Monge lives on the property of the husky haven, and up to 12 dogs can be housed in the renovated pole barn behind her home. Currently, the rescue is mostly funded by the owners, but Monge said there is always a need for donations, and the organization is seeking more fundraising opportunities. In fact, Monge said finding more fundraising is her biggest goal for the next year.

“Each time we adopt a husky, it’s like we’re saving two,” Monge said. “Because we get to adopt one out, and we also take in a new husky.”

Monge said volunteers, whether they can help once a week or once a month, are priceless when it comes to helping the rescue function.

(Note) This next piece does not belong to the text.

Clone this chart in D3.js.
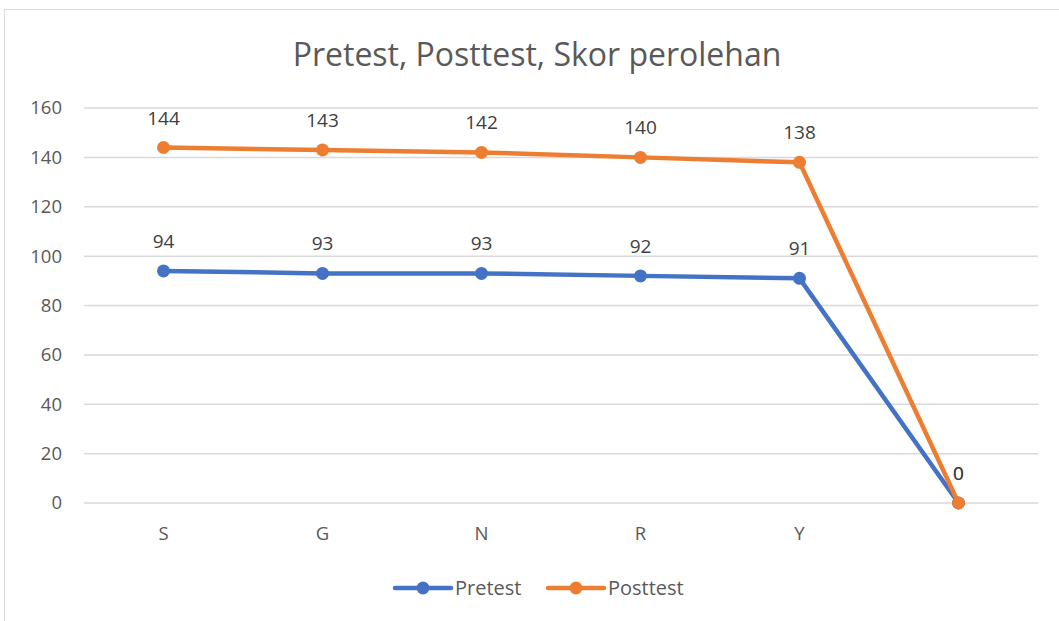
<!DOCTYPE html>
<html>
<head>
<meta charset="utf-8">
<script src="https://cdn.jsdelivr.net/npm/d3@7"></script>
<style>
  body { margin: 0; background: #fff; }
  text { font-family: "Open Sans", "Noto Sans", sans-serif; }
</style>
</head>
<body>
<svg id="chart" width="1059" height="621"></svg>
<script>
// data
var categories = ["S", "G", "N", "R", "Y", ""];
var pretest = [94, 93, 93, 92, 91, 0];
var posttest = [144, 143, 142, 140, 138, 0];
var yTicks = [0, 20, 40, 60, 80, 100, 120, 140, 160];

var series = [
  { name: "Pretest", values: pretest, color: "#4472C4" },
  { name: "Posttest", values: posttest, color: "#ED7D31" }
];

var svg = d3.select("#chart");

// chart frame
svg.append("rect")
  .attr("x", 4.5).attr("y", 9.5)
  .attr("width", 1070).attr("height", 630)
  .attr("fill", "#fff")
  .attr("stroke", "#d9d9d9");

var margin = { top: 108, left: 84, right: 21, bottom: 118 },
    width = 1059 - margin.left - margin.right,
    height = 621 - margin.top - margin.bottom;

var g = svg.append("g")
  .attr("transform", "translate(" + margin.left + "," + margin.top + ")");

var x = d3.scaleBand().domain(d3.range(categories.length)).range([0, width]);
var y = d3.scaleLinear().domain([0, 160]).range([height, 0]);

// gridlines
g.selectAll(".grid")
  .data(yTicks)
  .enter().append("line")
  .attr("x1", 0).attr("x2", width)
  .attr("y1", d => y(d)).attr("y2", d => y(d))
  .attr("stroke", "#d9d9d9")
  .attr("stroke-width", 1.5);

// y axis
var yAxis = g.append("g")
  .call(d3.axisLeft(y).tickValues(yTicks).tickSize(0).tickPadding(22));
yAxis.select(".domain").remove();
yAxis.selectAll("text")
  .style("font-size", "18.5px")
  .style("font-family", "'Open Sans', sans-serif")
  .attr("fill", "#595959");

// x axis
var xAxis = g.append("g")
  .attr("transform", "translate(0," + height + ")")
  .call(d3.axisBottom(x).tickFormat(i => categories[i]).tickSize(0).tickPadding(24));
xAxis.select(".domain").remove();
xAxis.selectAll("text")
  .style("font-size", "18.5px")
  .style("font-family", "'Open Sans', sans-serif")
  .attr("fill", "#595959");

var line = d3.line()
  .x((d, i) => x(i) + x.bandwidth() / 2)
  .y(d => y(d));

series.forEach(function(s) {
  g.append("path")
    .datum(s.values)
    .attr("d", line)
    .attr("fill", "none")
    .attr("stroke", s.color)
    .attr("stroke-width", 4.5)
    .attr("stroke-linejoin", "round");

  g.selectAll(null)
    .data(s.values)
    .enter().append("circle")
    .attr("cx", (d, i) => x(i) + x.bandwidth() / 2)
    .attr("cy", d => y(d))
    .attr("r", 6.5)
    .attr("fill", s.color);

  g.selectAll(null)
    .data(s.values)
    .enter().append("text")
    .attr("x", (d, i) => x(i) + x.bandwidth() / 2)
    .attr("y", d => y(d) - 23)
    .attr("text-anchor", "middle")
    .style("font-size", "19px")
    .attr("fill", "#404040")
    .text(d => d);
});

// title
svg.append("text")
  .attr("x", 537)
  .attr("y", 66)
  .attr("text-anchor", "middle")
  .style("font-size", "32px")
  .attr("fill", "#595959")
  .text("Pretest, Posttest, Skor perolehan");

// legend
var legend = svg.append("g").attr("transform", "translate(395,588)");
var lx = 0;
series.forEach(function(s) {
  var item = legend.append("g").attr("transform", "translate(" + lx + ",0)");
  item.append("line")
    .attr("x1", 0).attr("x2", 56)
    .attr("stroke", s.color)
    .attr("stroke-width", 4.5)
    .attr("stroke-linecap", "round");
  item.append("circle")
    .attr("cx", 28).attr("r", 6.5)
    .attr("fill", s.color);
  item.append("text")
    .attr("x", 60).attr("y", 7)
    .style("font-size", "20px")
    .attr("fill", "#595959")
    .text(s.name);
  lx += 153;
});
</script>
</body>
</html>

Sisters Lauren and Lexie Leffelman of Kirkland volunteer to help with “luv time,” which involves cuddling and providing affection to dogs that may not be accustomed to it. Volunteers document how much affection time is spent with each husky to make sure they are receiving enough attention to make a healthy transformation.

“This is my happy place,” Lauren Leffelman said. “When I started college, I wanted to study nursing. Since I’ve been coming here, it’s taken a 180, and now I want to be in an animal field. This fall, I’ll be studying to be a veterinary assistant.”

Monge said the ties to Northern Illinois University’s Huskie mascot have proved helpful for the local rescue.

“It’s been really great to be here in DeKalb/Sycamore, because everybody obviously is attached to the huskies, thanks to NIU,” Monge said. “Being able to bring these dogs to different events and get that kind of love is very exciting for us. It’s one of the reasons why the founders built the rescue here, is to be close to that.”

Monge said although huskies can have high energy levels, they are goofy, loving animals.

“You have to have a sense of humor to have a husky,” she said. “They think they’re hilarious.”